Horas bajas las que atraviesa la locomotora europea. Vive Alemania su segundo año de recesión, con su poderosa industria —la automoción, responsable de tres de cada diez euros que genera la economía teutona, a la cabeza— en la cuerda floja por la competencia china, y en riesgo de perder el preciado tren de la innovación. Una situación esta que ha acabado abriendo una profunda grieta —zanja, más bien— en la coalición de Gobierno, haciéndola saltar por los aires. Las irreconciliables diferencias en política económica de los socios del Ejecutivo han terminado por abocar al país a elecciones anticipadas. Y eso con el triunfo de Trump y lo que de amenaza significa para Europa, todavía caliente .
La culpa la ha tenido, mantiene el canciller socialdemócrata Olaf Scholz, el hasta hace unos días ministro de Finanzas germano, el liberal Christian Lindner, con sus exigencias de un giro radical en materia económica que pasaba por recortes masivos de gasto y rebajas de impuestos, también por doquier. Scholz lo expulsó del Ejecutivo y ahí se acabó todo.
Nacido el 7 de enero de 1979 en la ciudad de Wuppertal, en Renania del Norte-Westfalia, Lindner ingresó en el Partido Liberal (FDP) a los 16 años. A los 21 ya tenía en las manos su primera acta de diputado. En el Parlamento renano, para más señas. Era entonces el más joven de la Cámara. Como atuendo en su primer día como diputado eligió el germano un elegante traje de chaqueta. Y corbata, claro. Lo aderezó con el clásico maletín de cuero. Llegó al escaño lo que se dice hecho un pincel. Y cuentan que cuando el hoy ya fallecido Jürgen Möllemann, al frente en aquella época de su grupo parlamentario, lo vio entrar de esa guisa, lo apodó Bambi. Entendía, a la vista de sus maneras, que Lindner debía de ser un blando y que no iba a aguantar allí ni dos telediarios.
No podía estar más equivocado. No sabía que con 18 años ya iba al instituto con traje y corbata.

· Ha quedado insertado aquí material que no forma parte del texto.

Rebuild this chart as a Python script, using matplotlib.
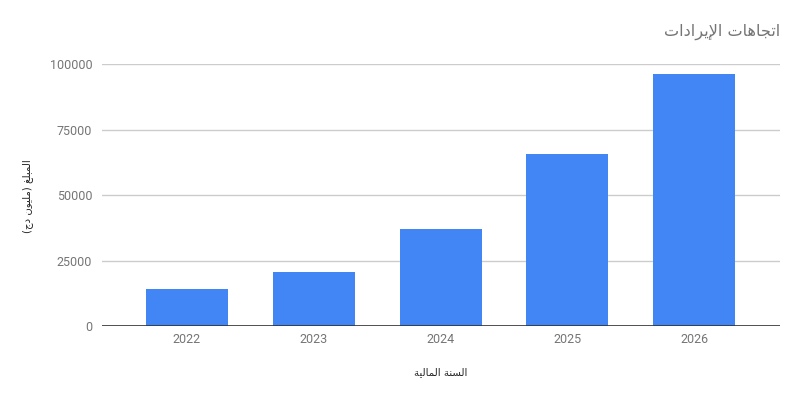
import matplotlib
matplotlib.use('Agg')
import matplotlib.pyplot as plt

years = ['2022', '2023', '2024', '2025', '2026']
amounts = [14100, 20600, 37000, 65600, 96200]
y_ticks = [0, 25000, 50000, 75000, 100000]

title = 'اتجاهات الإيرادات'
y_label = 'المبلغ (مليون دج)'
x_label = 'السنة المالية'

# contextual forms: isolated, final, initial, medial (right-joining letters have no initial/medial)
FORMS = {
    'ا': (0xFE8D, 0xFE8E, None, None),
    'إ': (0xFE87, 0xFE88, None, None),
    'أ': (0xFE83, 0xFE84, None, None),
    'ب': (0xFE8F, 0xFE90, 0xFE91, 0xFE92),
    'ة': (0xFE93, 0xFE94, None, None),
    'ت': (0xFE95, 0xFE96, 0xFE97, 0xFE98),
    'ج': (0xFE9D, 0xFE9E, 0xFE9F, 0xFEA0),
    'د': (0xFEA9, 0xFEAA, None, None),
    'ر': (0xFEAD, 0xFEAE, None, None),
    'س': (0xFEB1, 0xFEB2, 0xFEB3, 0xFEB4),
    'ع': (0xFEC9, 0xFECA, 0xFECB, 0xFECC),
    'غ': (0xFECD, 0xFECE, 0xFECF, 0xFED0),
    'ل': (0xFEDD, 0xFEDE, 0xFEDF, 0xFEE0),
    'م': (0xFEE1, 0xFEE2, 0xFEE3, 0xFEE4),
    'ن': (0xFEE5, 0xFEE6, 0xFEE7, 0xFEE8),
    'ه': (0xFEE9, 0xFEEA, 0xFEEB, 0xFEEC),
    'و': (0xFEED, 0xFEEE, None, None),
    'ي': (0xFEF1, 0xFEF2, 0xFEF3, 0xFEF4),
}
LAM_ALEF = {'ا': (0xFEFB, 0xFEFC, None, None), 'إ': (0xFEF9, 0xFEFA, None, None),
            'أ': (0xFEF7, 0xFEF8, None, None)}
MIRROR = {'(': ')', ')': '('}


def shape_arabic(text):
    """matplotlib has no arabic shaping, so pick presentation forms and reverse for display"""
    tokens = []
    i = 0
    while i < len(text):
        c = text[i]
        if c == 'ل' and i + 1 < len(text) and text[i + 1] in LAM_ALEF:
            tokens.append(LAM_ALEF[text[i + 1]])
            i += 2
        else:
            tokens.append(FORMS.get(c, c))
            i += 1
    out = []
    for k, t in enumerate(tokens):
        if isinstance(t, str):
            out.append(MIRROR.get(t, t))
            continue
        prev = k > 0 and not isinstance(tokens[k - 1], str) and tokens[k - 1][2] is not None
        nxt = t[2] is not None and k + 1 < len(tokens) and not isinstance(tokens[k + 1], str)
        if prev and nxt:
            code = t[3]
        elif prev:
            code = t[1]
        elif nxt:
            code = t[2]
        else:
            code = t[0]
        out.append(chr(code))
    return ''.join(reversed(out))


grey = '#757575'
fig = plt.figure(figsize=(8, 4), dpi=100)
ax = fig.add_axes([0.1275, 0.185, 0.975 - 0.1275, 0.8393 - 0.185])

x = range(len(years))
ax.bar(x, amounts, width=0.647, color='#4285F4', zorder=3)
ax.set_xlim(-0.67, 4.677)
ax.set_ylim(0, 100000)
ax.set_yticks(y_ticks)
ax.set_yticklabels([str(v) for v in y_ticks])
ax.set_xticks(list(x))
ax.set_xticklabels(years)
ax.grid(axis='y', color='#cccccc', linewidth=1, zorder=0)
ax.axhline(0, color='#333333', linewidth=1.2, zorder=4)
for s in ax.spines.values():
    s.set_visible(False)
ax.tick_params(length=0, labelsize=9, labelcolor=grey)
ax.tick_params(axis='y', pad=7)
ax.tick_params(axis='x', pad=5)
for lab in ax.get_xticklabels() + ax.get_yticklabels():
    lab.set_family('Roboto')

fig.text(0.975, 0.921, shape_arabic(title), ha='right', va='center',
         fontsize=11.6, color=grey, family='DejaVu Sans')
fig.text(0.035, 0.51, shape_arabic(y_label), ha='center', va='center', rotation=90,
         fontsize=7.3, color='#222222', family='DejaVu Sans')
fig.text(0.551, 0.07, shape_arabic(x_label), ha='center', va='center',
         fontsize=7.3, color='#222222', family='DejaVu Sans')

fig.savefig('out.png', dpi=100, facecolor='white')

En el 2004 se convirtió en secretario general de los liberales renanos. Cinco años después, llegó el salto al Bundestag; y en el 2013, su desembarco en la presidencia del partido. Fulgurante. Hijo de padre matemático y experto en Ciencias de la Computación, estudió el joven Lindner Ciencias Políticas en la Universidad de Bonn. No solo estudiaba. También trabajaba. Hasta para Thermomix, convenciendo a amas de casa de las maravillas del producto.
Aún joven, bien parecido, impecable en el vestir, siempre bronceado, y a menudo con pose de modelo, se pirra el líder de los liberales teutones por formar una familia. Es de los que piensan que «los hijos dan sentido y llenan la vida». A Lindner, además de la política, le va el periodismo. Casado durante casi una década con Dagmar Rosenfeld, redactora jefa del diario Die Welt y gran apoyo en su meteórico ascenso a los cielos liberales, el político teutón comparte vida ahora con otra integrante del gremio: la reportera de televisión Franca Lehfedt.
También siente debilidad por los coches. Cuenta que fue esa la primera palabra que salió de su boca. Ni papá, ni mamá. Se muere por los huesos de un Porsche. Tiene uno, claro. Un 911. Él mismo lo condujo el día de su segunda y lujosa boda. Lo acaba de poner a la venta. Lo ha hecho aprovechando una entrevista en un periódico germano. «El coche ha recorrido solo 23.000 kilómetros en 42 años». Sin duda, muchos menos que su dueño, aunque a velocidades parejas.